======== Provided data

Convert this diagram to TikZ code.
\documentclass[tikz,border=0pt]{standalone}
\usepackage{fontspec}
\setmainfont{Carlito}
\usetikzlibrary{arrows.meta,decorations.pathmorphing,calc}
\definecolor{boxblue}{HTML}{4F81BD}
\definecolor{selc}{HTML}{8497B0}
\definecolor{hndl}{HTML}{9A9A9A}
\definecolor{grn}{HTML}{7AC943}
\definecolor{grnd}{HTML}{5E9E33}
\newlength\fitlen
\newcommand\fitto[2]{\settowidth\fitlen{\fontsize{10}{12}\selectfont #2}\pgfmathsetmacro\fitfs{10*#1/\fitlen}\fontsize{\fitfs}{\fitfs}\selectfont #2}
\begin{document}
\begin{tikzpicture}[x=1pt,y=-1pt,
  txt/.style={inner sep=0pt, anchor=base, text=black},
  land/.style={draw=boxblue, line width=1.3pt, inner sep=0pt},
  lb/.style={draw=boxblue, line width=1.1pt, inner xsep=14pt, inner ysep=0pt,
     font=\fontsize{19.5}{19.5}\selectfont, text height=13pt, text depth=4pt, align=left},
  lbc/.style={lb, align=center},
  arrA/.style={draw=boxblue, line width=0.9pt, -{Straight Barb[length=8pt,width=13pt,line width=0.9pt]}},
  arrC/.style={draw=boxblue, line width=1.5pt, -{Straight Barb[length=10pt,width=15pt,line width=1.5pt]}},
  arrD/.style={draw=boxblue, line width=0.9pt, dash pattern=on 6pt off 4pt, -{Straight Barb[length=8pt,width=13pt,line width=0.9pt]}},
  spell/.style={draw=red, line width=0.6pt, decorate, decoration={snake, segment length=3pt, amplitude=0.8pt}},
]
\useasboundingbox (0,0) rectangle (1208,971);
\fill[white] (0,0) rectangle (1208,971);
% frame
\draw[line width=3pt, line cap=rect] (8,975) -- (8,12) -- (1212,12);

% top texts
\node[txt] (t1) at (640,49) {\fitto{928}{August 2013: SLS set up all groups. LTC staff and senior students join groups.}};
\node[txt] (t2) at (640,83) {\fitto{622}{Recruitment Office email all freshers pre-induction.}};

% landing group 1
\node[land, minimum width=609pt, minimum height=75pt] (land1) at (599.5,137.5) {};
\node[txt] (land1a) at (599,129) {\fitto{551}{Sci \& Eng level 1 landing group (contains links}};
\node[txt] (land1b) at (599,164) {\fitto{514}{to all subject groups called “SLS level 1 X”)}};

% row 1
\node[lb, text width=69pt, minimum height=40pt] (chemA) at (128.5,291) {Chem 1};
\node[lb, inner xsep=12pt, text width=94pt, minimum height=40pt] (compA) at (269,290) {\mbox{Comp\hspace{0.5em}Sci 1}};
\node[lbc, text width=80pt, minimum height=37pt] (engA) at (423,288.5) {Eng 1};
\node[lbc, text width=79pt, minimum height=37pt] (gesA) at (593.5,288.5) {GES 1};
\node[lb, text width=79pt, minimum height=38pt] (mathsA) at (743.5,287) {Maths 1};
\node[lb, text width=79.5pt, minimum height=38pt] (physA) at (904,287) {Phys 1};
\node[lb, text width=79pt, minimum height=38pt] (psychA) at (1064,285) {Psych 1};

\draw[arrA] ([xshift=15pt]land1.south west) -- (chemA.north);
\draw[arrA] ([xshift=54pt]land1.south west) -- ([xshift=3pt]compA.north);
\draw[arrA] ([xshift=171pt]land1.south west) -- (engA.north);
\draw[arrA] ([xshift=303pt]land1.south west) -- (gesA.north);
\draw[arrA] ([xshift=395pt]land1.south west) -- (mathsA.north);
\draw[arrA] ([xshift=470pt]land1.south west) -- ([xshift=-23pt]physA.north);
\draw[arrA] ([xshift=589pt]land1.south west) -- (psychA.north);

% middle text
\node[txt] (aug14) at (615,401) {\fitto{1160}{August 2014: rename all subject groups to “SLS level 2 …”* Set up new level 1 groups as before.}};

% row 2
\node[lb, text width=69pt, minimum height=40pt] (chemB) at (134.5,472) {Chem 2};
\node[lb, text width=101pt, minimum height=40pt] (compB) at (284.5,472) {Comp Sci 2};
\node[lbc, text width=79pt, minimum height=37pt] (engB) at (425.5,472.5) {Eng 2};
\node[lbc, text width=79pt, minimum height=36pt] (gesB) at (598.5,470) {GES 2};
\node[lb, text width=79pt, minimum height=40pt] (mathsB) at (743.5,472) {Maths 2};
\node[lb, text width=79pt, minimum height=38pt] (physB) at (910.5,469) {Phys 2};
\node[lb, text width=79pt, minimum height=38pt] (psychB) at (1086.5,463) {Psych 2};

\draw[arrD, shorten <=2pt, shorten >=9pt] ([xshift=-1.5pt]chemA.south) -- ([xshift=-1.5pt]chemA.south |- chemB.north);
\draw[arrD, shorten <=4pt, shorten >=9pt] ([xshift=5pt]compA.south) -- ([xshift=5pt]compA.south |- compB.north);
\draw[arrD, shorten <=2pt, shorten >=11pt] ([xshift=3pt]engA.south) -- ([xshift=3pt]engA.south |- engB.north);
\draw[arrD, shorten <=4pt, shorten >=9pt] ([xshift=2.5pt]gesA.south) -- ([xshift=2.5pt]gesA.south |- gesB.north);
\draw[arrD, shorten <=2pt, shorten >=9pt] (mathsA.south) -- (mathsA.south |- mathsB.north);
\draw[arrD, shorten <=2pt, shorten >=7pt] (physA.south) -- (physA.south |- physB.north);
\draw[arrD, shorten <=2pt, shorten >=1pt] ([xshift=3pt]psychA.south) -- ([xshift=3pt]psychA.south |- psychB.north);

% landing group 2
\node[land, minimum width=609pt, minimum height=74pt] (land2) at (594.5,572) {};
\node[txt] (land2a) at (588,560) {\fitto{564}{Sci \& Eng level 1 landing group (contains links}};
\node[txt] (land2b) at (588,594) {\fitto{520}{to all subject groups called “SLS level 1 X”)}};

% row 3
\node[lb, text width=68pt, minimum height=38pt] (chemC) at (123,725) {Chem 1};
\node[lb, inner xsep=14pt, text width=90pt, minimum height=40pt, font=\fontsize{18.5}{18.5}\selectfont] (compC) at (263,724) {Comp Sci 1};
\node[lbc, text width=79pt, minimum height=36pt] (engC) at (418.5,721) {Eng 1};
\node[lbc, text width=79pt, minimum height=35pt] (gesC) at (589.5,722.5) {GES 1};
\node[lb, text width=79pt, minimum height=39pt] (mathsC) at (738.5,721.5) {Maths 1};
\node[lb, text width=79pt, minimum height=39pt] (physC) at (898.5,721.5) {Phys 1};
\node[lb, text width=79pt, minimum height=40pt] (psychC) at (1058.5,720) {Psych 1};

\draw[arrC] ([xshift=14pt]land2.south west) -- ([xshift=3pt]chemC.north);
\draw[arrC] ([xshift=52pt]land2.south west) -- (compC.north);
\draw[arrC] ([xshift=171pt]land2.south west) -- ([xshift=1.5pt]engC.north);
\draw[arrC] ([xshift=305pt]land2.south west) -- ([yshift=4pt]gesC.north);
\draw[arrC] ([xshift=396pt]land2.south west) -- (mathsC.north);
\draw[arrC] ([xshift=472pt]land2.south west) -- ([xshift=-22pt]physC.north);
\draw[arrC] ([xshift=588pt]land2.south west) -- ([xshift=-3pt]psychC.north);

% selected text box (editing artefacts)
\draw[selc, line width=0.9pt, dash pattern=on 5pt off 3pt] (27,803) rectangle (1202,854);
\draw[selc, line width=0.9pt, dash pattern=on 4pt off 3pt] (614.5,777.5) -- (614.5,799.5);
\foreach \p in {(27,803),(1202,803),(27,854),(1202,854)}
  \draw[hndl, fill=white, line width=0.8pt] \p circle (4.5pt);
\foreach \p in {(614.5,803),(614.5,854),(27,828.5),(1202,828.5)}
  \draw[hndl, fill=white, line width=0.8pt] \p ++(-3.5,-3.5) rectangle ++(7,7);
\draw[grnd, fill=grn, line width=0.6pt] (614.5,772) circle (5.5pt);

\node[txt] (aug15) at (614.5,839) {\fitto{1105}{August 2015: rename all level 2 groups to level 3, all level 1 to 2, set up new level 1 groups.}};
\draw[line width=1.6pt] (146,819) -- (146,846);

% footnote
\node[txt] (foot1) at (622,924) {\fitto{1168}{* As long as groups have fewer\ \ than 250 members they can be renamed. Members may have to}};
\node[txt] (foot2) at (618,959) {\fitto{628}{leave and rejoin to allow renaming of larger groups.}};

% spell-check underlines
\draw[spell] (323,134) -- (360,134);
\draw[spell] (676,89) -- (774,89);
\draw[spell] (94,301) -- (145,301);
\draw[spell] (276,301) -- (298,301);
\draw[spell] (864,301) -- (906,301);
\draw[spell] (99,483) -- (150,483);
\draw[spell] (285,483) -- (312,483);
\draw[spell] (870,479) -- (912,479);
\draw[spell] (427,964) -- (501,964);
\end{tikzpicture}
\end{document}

================

[Your objective] Return exactly the leading lines of the listing, stopping after the line in which "(8,12) -- (1212,12);" occurs.

[Answer in full]
Convert this diagram to TikZ code.
\documentclass[tikz,border=0pt]{standalone}
\usepackage{fontspec}
\setmainfont{Carlito}
\usetikzlibrary{arrows.meta,decorations.pathmorphing,calc}
\definecolor{boxblue}{HTML}{4F81BD}
\definecolor{selc}{HTML}{8497B0}
\definecolor{hndl}{HTML}{9A9A9A}
\definecolor{grn}{HTML}{7AC943}
\definecolor{grnd}{HTML}{5E9E33}
\newlength\fitlen
\newcommand\fitto[2]{\settowidth\fitlen{\fontsize{10}{12}\selectfont #2}\pgfmathsetmacro\fitfs{10*#1/\fitlen}\fontsize{\fitfs}{\fitfs}\selectfont #2}
\begin{document}
\begin{tikzpicture}[x=1pt,y=-1pt,
  txt/.style={inner sep=0pt, anchor=base, text=black},
  land/.style={draw=boxblue, line width=1.3pt, inner sep=0pt},
  lb/.style={draw=boxblue, line width=1.1pt, inner xsep=14pt, inner ysep=0pt,
     font=\fontsize{19.5}{19.5}\selectfont, text height=13pt, text depth=4pt, align=left},
  lbc/.style={lb, align=center},
  arrA/.style={draw=boxblue, line width=0.9pt, -{Straight Barb[length=8pt,width=13pt,line width=0.9pt]}},
  arrC/.style={draw=boxblue, line width=1.5pt, -{Straight Barb[length=10pt,width=15pt,line width=1.5pt]}},
  arrD/.style={draw=boxblue, line width=0.9pt, dash pattern=on 6pt off 4pt, -{Straight Barb[length=8pt,width=13pt,line width=0.9pt]}},
  spell/.style={draw=red, line width=0.6pt, decorate, decoration={snake, segment length=3pt, amplitude=0.8pt}},
]
\useasboundingbox (0,0) rectangle (1208,971);
\fill[white] (0,0) rectangle (1208,971);
% frame
\draw[line width=3pt, line cap=rect] (8,975) -- (8,12) -- (1212,12);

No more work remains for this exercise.